- _Brief_: Exactly repeat the material, dropping every picture from the copy.

---------- Source data

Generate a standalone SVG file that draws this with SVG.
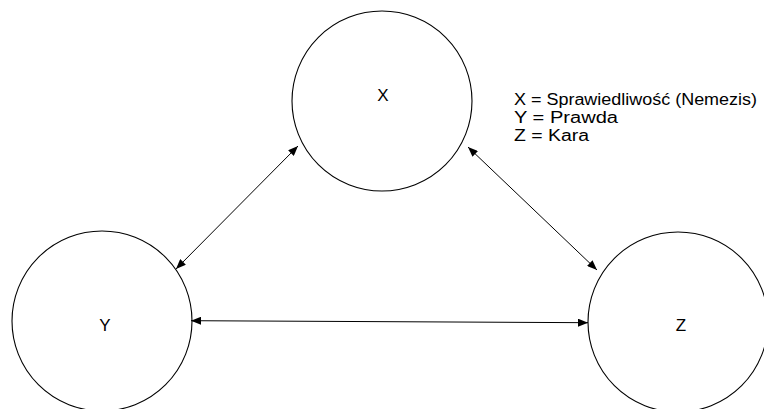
<svg xmlns="http://www.w3.org/2000/svg" width="764" height="409" viewBox="0 0 764 409">
<style>
.node{fill:#fff;stroke:#000;stroke-width:1.1}
.lbl{font-family:"Liberation Sans",Arial,sans-serif;font-size:17px;fill:#000;text-anchor:middle}
.leg{font-family:"Liberation Sans",Arial,sans-serif;font-size:16px;fill:#000}
.conn{stroke:#000;stroke-width:1;fill:none;marker-start:url(#ah);marker-end:url(#ah)}
</style>
<defs>
<marker id="ah" viewBox="0 0 10 8" refX="10" refY="4" markerWidth="10" markerHeight="8" markerUnits="userSpaceOnUse" orient="auto-start-reverse">
<path d="M0,0 L10,4 L0,8 Z" fill="#000"/>
</marker>
</defs>
<rect width="764" height="409" fill="#fff"/>
<g id="node-X"><circle class="node" cx="382" cy="101" r="90"/><text class="lbl" x="383" y="101">X</text></g>
<g id="node-Y"><circle class="node" cx="102" cy="321" r="90"/><text class="lbl" x="105" y="331">Y</text></g>
<g id="node-Z"><circle class="node" cx="678" cy="322" r="90"/><text class="lbl" x="681" y="331">Z</text></g>
<g id="connectors">
<line class="conn" x1="176" y1="269" x2="298" y2="146"/>
<line class="conn" x1="468" y1="147" x2="597" y2="270"/>
<line class="conn" x1="191" y1="320.7" x2="588" y2="322.7"/>
</g>
<g id="legend">
<text class="leg" x="514" y="105" textLength="243" lengthAdjust="spacingAndGlyphs">X = Sprawiedliwość (Nemezis)</text>
<text class="leg" x="514" y="123" textLength="104" lengthAdjust="spacingAndGlyphs">Y = Prawda</text>
<text class="leg" x="514" y="141" textLength="75" lengthAdjust="spacingAndGlyphs">Z = Kara</text>
</g>
</svg>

--------------------

- _Response below_:
Generate a standalone SVG file that draws this with SVG.
<svg xmlns="http://www.w3.org/2000/svg" width="764" height="409" viewBox="0 0 764 409">
<style>
.node{fill:#fff;stroke:#000;stroke-width:1.1}
.lbl{font-family:"Liberation Sans",Arial,sans-serif;font-size:17px;fill:#000;text-anchor:middle}
.leg{font-family:"Liberation Sans",Arial,sans-serif;font-size:16px;fill:#000}
.conn{stroke:#000;stroke-width:1;fill:none;marker-start:url(#ah);marker-end:url(#ah)}
</style>
<defs>
<marker id="ah" viewBox="0 0 10 8" refX="10" refY="4" markerWidth="10" markerHeight="8" markerUnits="userSpaceOnUse" orient="auto-start-reverse">
<path d="M0,0 L10,4 L0,8 Z" fill="#000"/>
</marker>
</defs>
<rect width="764" height="409" fill="#fff"/>
<g id="node-X"><circle class="node" cx="382" cy="101" r="90"/><text class="lbl" x="383" y="101">X</text></g>
<g id="node-Y"><circle class="node" cx="102" cy="321" r="90"/><text class="lbl" x="105" y="331">Y</text></g>
<g id="node-Z"><circle class="node" cx="678" cy="322" r="90"/><text class="lbl" x="681" y="331">Z</text></g>
<g id="connectors">
<line class="conn" x1="176" y1="269" x2="298" y2="146"/>
<line class="conn" x1="468" y1="147" x2="597" y2="270"/>
<line class="conn" x1="191" y1="320.7" x2="588" y2="322.7"/>
</g>
<g id="legend">
<text class="leg" x="514" y="105" textLength="243" lengthAdjust="spacingAndGlyphs">X = Sprawiedliwość (Nemezis)</text>
<text class="leg" x="514" y="123" textLength="104" lengthAdjust="spacingAndGlyphs">Y = Prawda</text>
<text class="leg" x="514" y="141" textLength="75" lengthAdjust="spacingAndGlyphs">Z = Kara</text>
</g>
</svg>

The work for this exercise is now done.